A fragilização do sistema ONU impacta em tudo isso, e a ONU está sendo impactada pelas guerras, que só recrudescem as desigualdades. As guerras são o último estágio da antipolítica, e elas só recrudescem. O Brasil tem feito um esforço para atuar neste plano. Eu queria saudar, nesse momento, a última declaração do Presidente Lula, denunciando o genocídio que está ocorrendo na Palestina, foi pra isso que eu fiz o” L”, para nesse momento poder saudar este posicionamento contrário a este genocídio, que é o auge do racismo. E dizer também que é preciso que esta posição se expresse em medidas econômicas de sanção ao governo de Israel. Há outras iniciativas da política externa do governo que são importantes, no campo econômico, por exemplo, com a expansão do BRICS, muito embora mereça uma reflexão porque não parece ter base na justiça socioambiental e na democracia econômica, como nós gostaríamos. Mas, mesmo assim, eu gostaria de saudar a política externa do governo Lula.

Isso exige uma reflexão sobre o segundo desafio para enfrentar o sistema, a hidra da qual eu falava, através da democracia: a extrema direita cresce no mundo. Não é só no Brasil que a extrema direita conseguiu amalgamar, através do bolsonarismo, o fundamentalismo religioso, o milicianismo e também a força militar, que sempre existiu na nossa formação social como força política. Isso está acontecendo no mundo todo. Em 2024 aproximadamente 50% da população do mundo participará de eleições em seus países. As eleições que vão acontecer este ano aqui no Brasil, mas também no mundo, vão ser a prova dos nove. Até onde a gente, através dos rituais democráticos tradicionais, conseguimos expulsar ou impelir a extrema direita para um patamar menor do que aquele no qual ela vem se consolidando no mundo.

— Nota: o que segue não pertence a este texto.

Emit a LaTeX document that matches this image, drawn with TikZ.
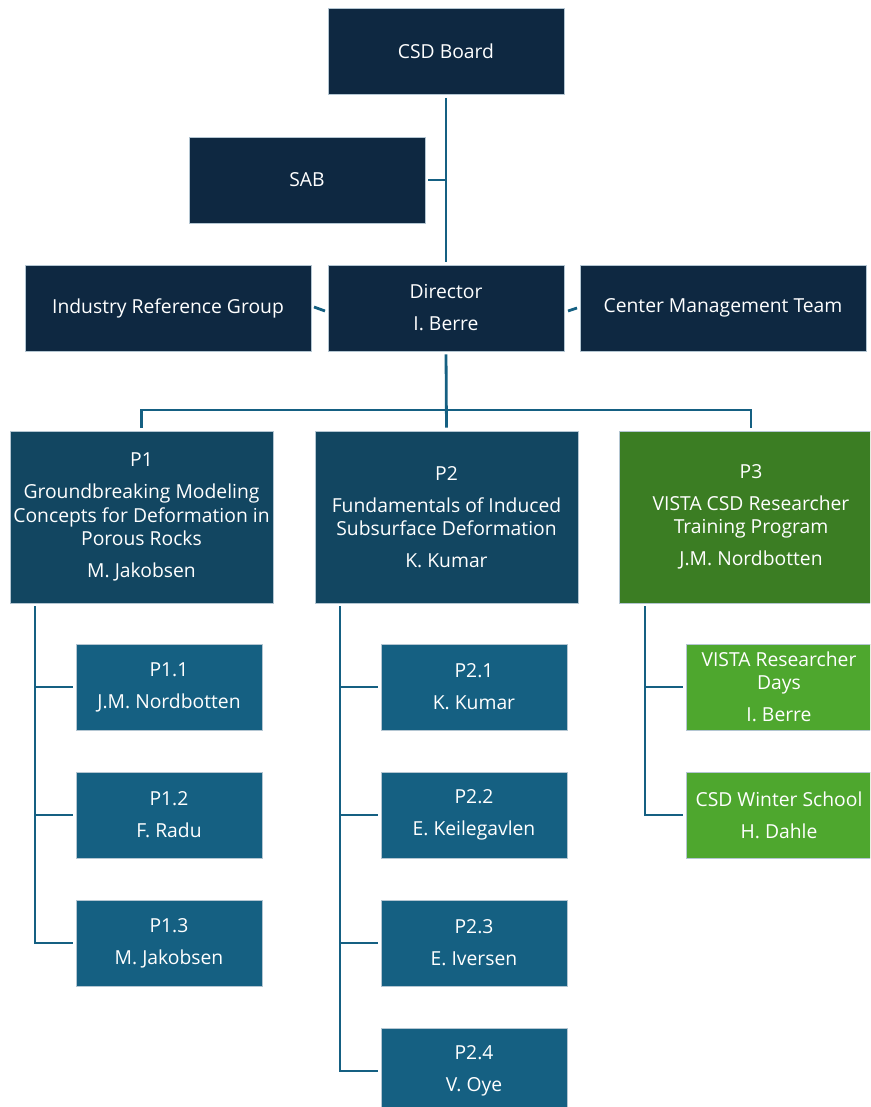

E por fim, eu queria dizer no terceiro ponto da ementa, a democracia vista como a consolidação dos direitos fundamentais, três breves considerações: uma é que em momentos de crise, e o que a gente está vivendo com risco para o planeta no ponto de vista ambiental e socioeconômico é uma crise muito grave, mesmo os defensores da democracia liberal já acolheram o fascismo. Então, a sociedade brasileira precisa ficar atenta e forte. A segunda ideia é que os direitos fundamentais não são compatíveis com esse sistema-mundo, e a gente está vendo como o sistema, para manter a sua forma, está descartando, não só os direitos fundamentais como todos os direitos, ampliando a fome, ampliando as desigualdades como um todo como um todo, a misoginia e o racismo. E a terceira ideia é que nós precisamos, para enfrentar tudo isso, de um conceito de democracia, tanto teórico como de aplicação prática, que vá além do Estado e além do sistema político.

Embora seja muito importante projetar os direitos na perspectiva da universalidade e da interdependência, pensar a democracia a partir da participação social, da educação popular, da democracia direta, é também muito importante que a nossa democracia contemple uma democracia econômica e a possibilidade de democratização da vida social e da cultura política. E eu queria encerrar, então, indicando que esse é o nosso maior desafio, porque é enorme, e que nós precisamos contar como todo mundo para dar conta dele.

 


[1] Fala proferida no seminário organizado pelo Instituto Novos Paradigmas “Democracia, Equidade e Enfrentamento ao Autoritarismo”, 21 de fevereiro de 2024, em Brasília/DF.